**RECORDS TO USE:**

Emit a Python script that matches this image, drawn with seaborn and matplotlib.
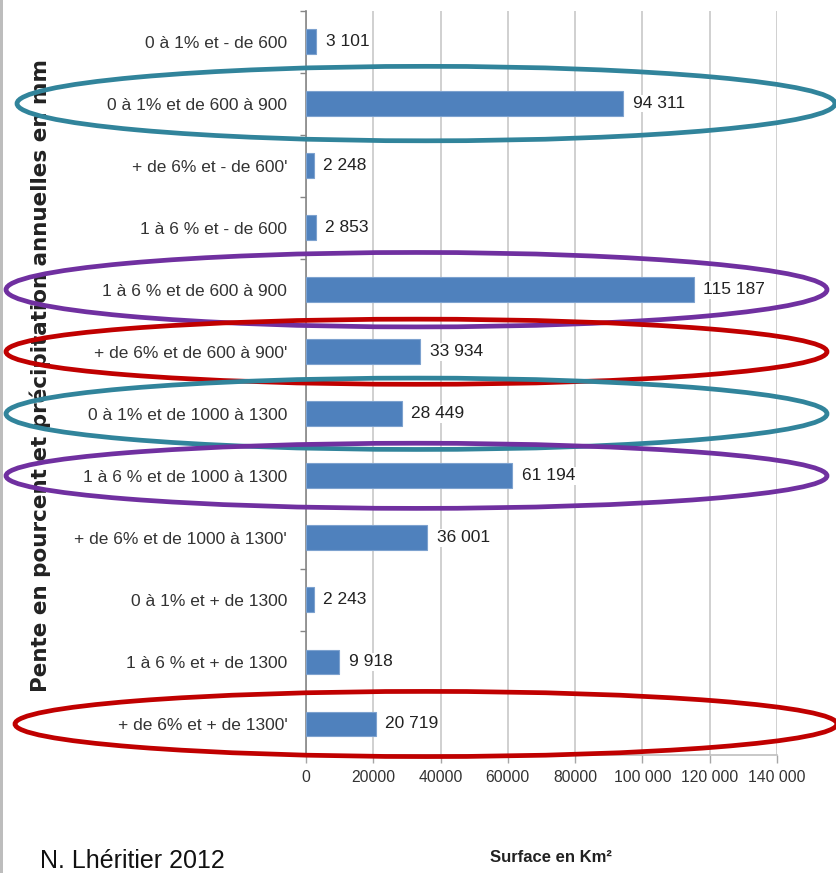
import matplotlib
matplotlib.use("Agg")
import matplotlib.pyplot as plt
import matplotlib.transforms as mtransforms
from matplotlib.patches import Ellipse, Rectangle
from matplotlib.ticker import FixedLocator
import seaborn as sns
import pandas as pd

categories = [
    "0 à 1% et - de 600",
    "0 à 1% et de 600 à 900",
    "+ de 6% et - de 600'",
    "1 à 6 % et - de 600",
    "1 à 6 % et de 600 à 900",
    "+ de 6% et de 600 à 900'",
    "0 à 1% et de 1000 à 1300",
    "1 à 6 % et de 1000 à 1300",
    "+ de 6% et de 1000 à 1300'",
    "0 à 1% et + de 1300",
    "1 à 6 % et + de 1300",
    "+ de 6% et + de 1300'",
]
surfaces = [3101, 94311, 2248, 2853, 115187, 33934, 28449, 61194, 36001, 2243, 9918, 20719]
value_labels = ["3 101", "94 311", "2 248", "2 853", "115 187", "33 934", "28 449",
                "61 194", "36 001", "2 243", "9 918", "20 719"]
x_ticks = [0, 20000, 40000, 60000, 80000, 100000, 120000, 140000]
x_tick_labels = ["0", "20000", "40000", "60000", "80000", "100 000", "120 000", "140 000"]
highlight_rows = [1, 4, 5, 6, 7, 11]
highlight_colors = ["#31849B", "#7030A0", "#C00000", "#31849B", "#7030A0", "#C00000"]

df = pd.DataFrame({"cat": categories, "surface": surfaces})

W, H = 836, 873
fig = plt.figure(figsize=(W / 100, H / 100), dpi=100)
fig.patch.set_facecolor("white")
ax = fig.add_axes([306 / W, 1 - 755 / H, (777 - 306) / W, (755 - 10.5) / H])

sans = ["Liberation Sans", "DejaVu Sans"]

sns.barplot(data=df, y="cat", x="surface", orient="h", color="#4F81BD",
            width=0.4, edgecolor="#7DA2CF", linewidth=0.8, saturation=1, ax=ax, zorder=3)

ax.set_xlim(0, 140000)
ax.set_ylim(len(categories) - 0.5, -0.5)
ax.set_xticks(x_ticks)
ax.set_xticklabels(x_tick_labels, family=sans, fontsize=11.3, color="#333333")
ax.set_yticks(range(len(categories)))
ax.set_yticklabels(categories, family=sans, fontsize=12.5, color="#333333")
ax.yaxis.set_minor_locator(FixedLocator([i - 0.5 for i in range(len(categories) + 1)]))
ax.tick_params(axis="y", which="major", length=0, pad=13.5)
ax.tick_params(axis="y", which="minor", length=4.5, width=1, color="#868686", direction="out")
ax.tick_params(axis="x", which="major", length=6, width=1, color="#A6A6A6", direction="out", pad=5)
ax.set_xlabel("")
ax.set_ylabel("")

ax.grid(axis="x", color="#C8C8C8", linewidth=1.2, zorder=0)
ax.set_axisbelow(True)
for s in ["top", "right"]:
    ax.spines[s].set_visible(False)
ax.spines["left"].set_color("#868686")
ax.spines["left"].set_linewidth(1.2)
ax.spines["bottom"].set_color("#BFBFBF")
ax.spines["bottom"].set_linewidth(1.2)

texts = ax.bar_label(ax.containers[0], labels=value_labels, padding=7,
                     family=sans, fontsize=12.5, color="#222222", zorder=4)
for t in texts:
    t.set_bbox(dict(facecolor="white", edgecolor="none", pad=1))

fig.text(40 / W, 1 - 376 / H, "Pente en pourcent et précipitation annuelles en mm",
         rotation=90, ha="center", va="center", fontsize=15.5, fontweight="bold",
         family="DejaVu Sans", color="#222222")
fig.text(551 / W, 1 - 858 / H, "Surface en Km²", ha="center", va="center",
         fontsize=12, fontweight="bold", family=sans, color="#222222")
fig.text(40 / W, 1 - 872.5 / H, "N. Lhéritier 2012", ha="left", va="bottom",
         fontsize=18, family=sans, color="#111111")

fig.add_artist(Rectangle((0, 0), 3 / W, 1, transform=fig.transFigure,
                         facecolor="#BDBDBD", edgecolor="none"))

blend = mtransforms.blended_transform_factory(fig.transFigure, ax.transData)
ell_geom = {1: (17, 835, 1.2), 4: (6, 827, 1.2), 5: (6, 827, 1.05),
            6: (6, 827, 1.15), 7: (6, 827, 1.05), 11: (15, 837, 1.05)}
for row, col in zip(highlight_rows, highlight_colors):
    x0, x1, h = ell_geom[row]
    e = Ellipse(((x0 + x1) / 2 / W, row), (x1 - x0) / W, h, transform=blend,
                facecolor="none", edgecolor=col, linewidth=3.4, zorder=10)
    fig.add_artist(e)

fig.savefig("out.png", dpi=100, facecolor="white")
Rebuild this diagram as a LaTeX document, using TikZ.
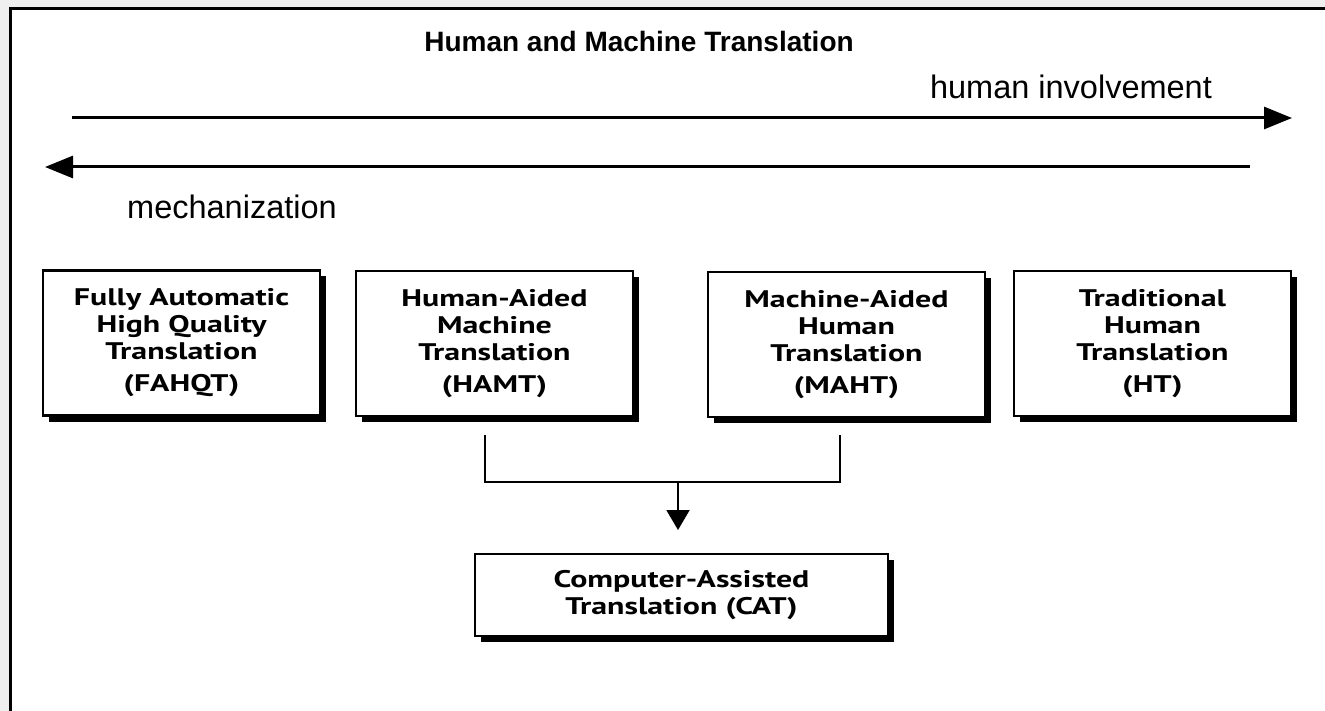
\documentclass[tikz,border=0pt]{standalone}
\usepackage{fontspec}
\setmainfont{Liberation Sans}
\newfontfamily\boxfont[FakeStretch=1.33]{PT Sans}
\usetikzlibrary{arrows.meta,shadows}
\definecolor{margingrey}{HTML}{EFEFEF}
\newcommand\myboxtext{\boxfont\bfseries\fontsize{24}{27}\selectfont}
\begin{document}
\begin{tikzpicture}[x=1pt,y=-1pt,
  box/.style={draw=black, line width=2.4pt, fill=white, minimum width=277pt, minimum height=145pt,
    inner sep=0pt, align=center, font=\myboxtext,
    drop shadow={shadow xshift=6pt, shadow yshift=-6pt, fill=black, opacity=1}},
  lbl/.style={anchor=base, inner sep=0pt, font=\fontsize{32.5}{36}\selectfont},
  ttl/.style={anchor=base, inner sep=0pt, font=\bfseries\fontsize{28}{32}\selectfont},
  bigarrow/.style={line width=3pt, -{Triangle[length=28pt,width=22pt]}},
  conn/.style={line width=2pt}]
\useasboundingbox (0,0) rectangle (1325,711);
\fill[margingrey] (0,0) rectangle (1325,711);
\fill[white] (10,9) rectangle (1325,711);
\draw[line width=3pt] (10,711) -- (10,9) -- (1325,9);

\node[ttl] (title) at (639,52) {Human and Machine Translation};
\node[lbl] (hinv) at (1071,99) {human involvement};
\node[lbl] (mech) at (232,219) {mechanization};

\coordinate (a1s) at (72,118);
\coordinate (a1e) at (1292,118);
\coordinate (a2s) at (1250,167);
\coordinate (a2e) at (45,167);
\draw[bigarrow] (a1s) -- (a1e);
\draw[bigarrow] (a2s) -- (a2e);

\node[box] (fahqt) at (181.5,343) {Fully Automatic\\High Quality\\Translation\\[5pt](FAHQT)};
\node[box] (hamt) at (494.5,343.5) {Human-Aided\\Machine\\Translation\\[5pt](HAMT)};
\node[box] (maht) at (846.5,344.5) {Machine-Aided\\Human\\Translation\\[5pt](MAHT)};
\node[box] (ht) at (1152.5,343.5) {Traditional\\Human\\Translation\\[5pt](HT)};
\node[box, minimum width=413pt, minimum height=82pt] (cat) at (681.5,595) {Computer-Assisted\\Translation (CAT)};

\coordinate (hamtdown) at (485,435);
\coordinate (mahtdown) at (840,435);
\coordinate (join) at (678,482);
\coordinate (cattop) at (678,530);
\draw[conn] (hamtdown) |- (join) -| (mahtdown);
\draw[conn, -{Triangle[length=20pt,width=23pt]}] (join) -- (cattop);
\end{tikzpicture}
\end{document}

**EXERCISE PROMPT:** Every line from the top of the entries through the line that holds "saturation=1, ax=ax, zorder=3)" is to be quoted exactly, please, and nothing else; omit the pictures.

**EXERCISE SOLUTION:**
Emit a Python script that matches this image, drawn with seaborn and matplotlib.
import matplotlib
matplotlib.use("Agg")
import matplotlib.pyplot as plt
import matplotlib.transforms as mtransforms
from matplotlib.patches import Ellipse, Rectangle
from matplotlib.ticker import FixedLocator
import seaborn as sns
import pandas as pd

categories = [
    "0 à 1% et - de 600",
    "0 à 1% et de 600 à 900",
    "+ de 6% et - de 600'",
    "1 à 6 % et - de 600",
    "1 à 6 % et de 600 à 900",
    "+ de 6% et de 600 à 900'",
    "0 à 1% et de 1000 à 1300",
    "1 à 6 % et de 1000 à 1300",
    "+ de 6% et de 1000 à 1300'",
    "0 à 1% et + de 1300",
    "1 à 6 % et + de 1300",
    "+ de 6% et + de 1300'",
]
surfaces = [3101, 94311, 2248, 2853, 115187, 33934, 28449, 61194, 36001, 2243, 9918, 20719]
value_labels = ["3 101", "94 311", "2 248", "2 853", "115 187", "33 934", "28 449",
                "61 194", "36 001", "2 243", "9 918", "20 719"]
x_ticks = [0, 20000, 40000, 60000, 80000, 100000, 120000, 140000]
x_tick_labels = ["0", "20000", "40000", "60000", "80000", "100 000", "120 000", "140 000"]
highlight_rows = [1, 4, 5, 6, 7, 11]
highlight_colors = ["#31849B", "#7030A0", "#C00000", "#31849B", "#7030A0", "#C00000"]

df = pd.DataFrame({"cat": categories, "surface": surfaces})

W, H = 836, 873
fig = plt.figure(figsize=(W / 100, H / 100), dpi=100)
fig.patch.set_facecolor("white")
ax = fig.add_axes([306 / W, 1 - 755 / H, (777 - 306) / W, (755 - 10.5) / H])

sans = ["Liberation Sans", "DejaVu Sans"]

sns.barplot(data=df, y="cat", x="surface", orient="h", color="#4F81BD",
            width=0.4, edgecolor="#7DA2CF", linewidth=0.8, saturation=1, ax=ax, zorder=3)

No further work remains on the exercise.